Every institutional position has a natural tenure — the period during which the operator's continued presence adds more value than it consumes. Past this tenure, continued presence produces diminishing returns on the positive side and accumulating costs on the negative: the relationships that have become routine rather than productive, the institutional standing that has shifted from asset to expectation, the initiative energy that has converted from forward momentum to maintenance overhead.

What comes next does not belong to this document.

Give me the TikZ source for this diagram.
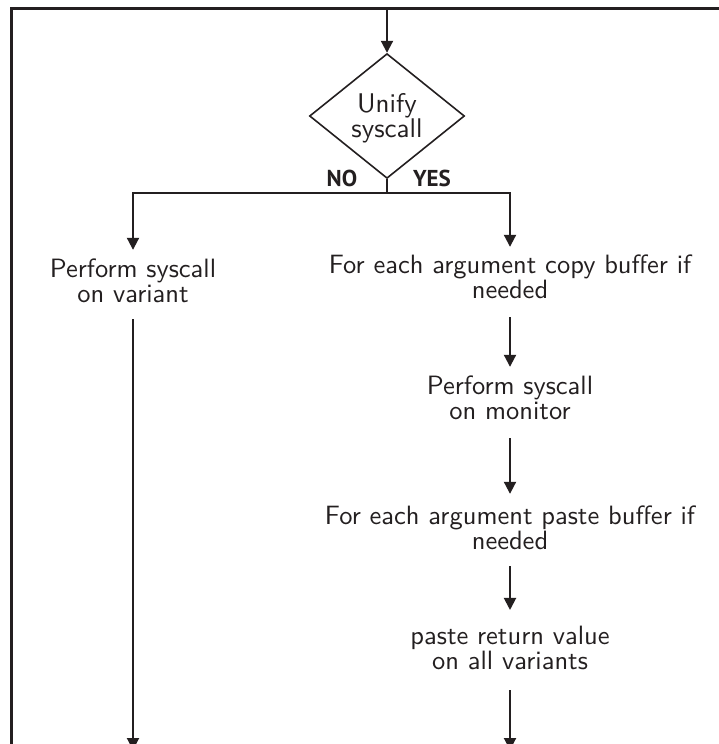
\documentclass[tikz,border=0pt]{standalone}
\usepackage{fontspec}
\newfontfamily\labelfont{PT Sans}
\newfontfamily\stepfont{lmsans10-regular.otf}
\usetikzlibrary{arrows.meta,shapes.geometric}
\definecolor{ink}{HTML}{231F20}

\begin{document}
\begin{tikzpicture}[x=1pt,y=-1pt,
  flow/.style={line width=2pt, draw=ink},
  arr/.style={flow, -{Triangle[length=12pt,width=12pt]}},
  stepbox/.style={text=ink, font=\stepfont\fontsize{26.5}{25}\selectfont,
    align=center, inner sep=0pt},
  decision/.style={diamond, draw=ink, line width=1.6pt, inner sep=0pt,
    minimum width=155pt, minimum height=88pt, text=ink,
    font=\stepfont\fontsize{27}{23}\selectfont, align=center},
  branch/.style={text=ink, font=\labelfont\bfseries\fontsize{23}{23}\selectfont,
    inner sep=0pt}]

\useasboundingbox (0,0) rectangle (719,744);

% open frame: top and left edges only
\draw[ink, line width=2.5pt] (11.5,760) |- (730,8.5);

% nodes
\coordinate (in) at (387,8.5);
\node[decision] (unify) at (387,116) {\rule{0pt}{23pt}Unify\\syscall};
\coordinate (split) at (387,193);
\node[branch] (no) at (342,178) {NO};
\node[branch] (yes) at (432,178) {YES};
\node[stepbox] (variant) at (133,281) {Perform syscall\\on variant};
\node[stepbox] (copy) at (510,277) {For each argument copy buffer if\\needed};
\node[stepbox] (monitor) at (510,398) {Perform syscall\\on monitor};
\node[stepbox] (paste) at (510,528) {For each argument paste buffer if\\needed};
\node[stepbox] (ret) at (510,648) {paste return value\\on all variants};
\coordinate (outL) at (133,750);
\coordinate (outR) at (510,750);

% connectors
\draw[arr] (in) -- (unify.north);
\draw[flow] (unify.south) -- (split);
\draw[arr] (split) -| ([yshift=9pt]variant.north);
\draw[arr] (split) -| ([yshift=8pt]copy.north);
\draw[arr] ([yshift=-18pt]copy.south) -- ([yshift=9pt]monitor.north);
\draw[arr] ([yshift=-18pt]monitor.south) -- ([yshift=12pt]paste.north);
\draw[arr] ([yshift=-16pt]paste.south) -- ([yshift=16pt]ret.north);
\draw[arr] ([yshift=-20pt]ret.south) -- (outR);
\draw[arr] ([yshift=-16pt]variant.south) -- (outL);
\end{tikzpicture}
\end{document}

The operator who stays past their natural tenure is not demonstrating commitment — they are failing to recognise that their effectiveness has declined and that the initiative's next phase requires different leadership than its current phase.

The exit that isn't failure is the planned, managed departure that leaves the initiative stronger than it was found — with successors prepared, with gains protected, with the institutional knowledge transferred, and with the operator's relationships available to support the successor rather than being consumed by the departure. This exit is part of the strategy, not the end of it: the operator who has planned for their exit from the beginning has a different relationship with the initiative than the operator who treats permanence as the objective.

Planning the Exit Before It Is Needed

The exit must be planned before its necessity becomes visible, because the planning requires resources — time, energy, and institutional attention — that the exit's urgency makes unavailable once the necessity arrives. The successor development that exit planning requires takes months, not weeks. The institutional knowledge documentation that exit planning requires takes sustained investment, not emergency capture. The relationship transition that exit planning requires takes deliberate facilitation, not rushed introduction.

The operator who begins exit planning at the beginning of a tenure — not as resignation but as the discipline of building something that does not depend entirely on their continued presence — builds a more robust initiative and a more honourable exit than the operator who never plans for the moment their presence will no longer serve the initiative's interests.

The fifth doctrine: plan the exit before you need to make it. The initiative that cannot survive your departure has not been built — it has been occupied. Building it means making yourself replaceable, which is the most difficult and the most essential thing an operator can do.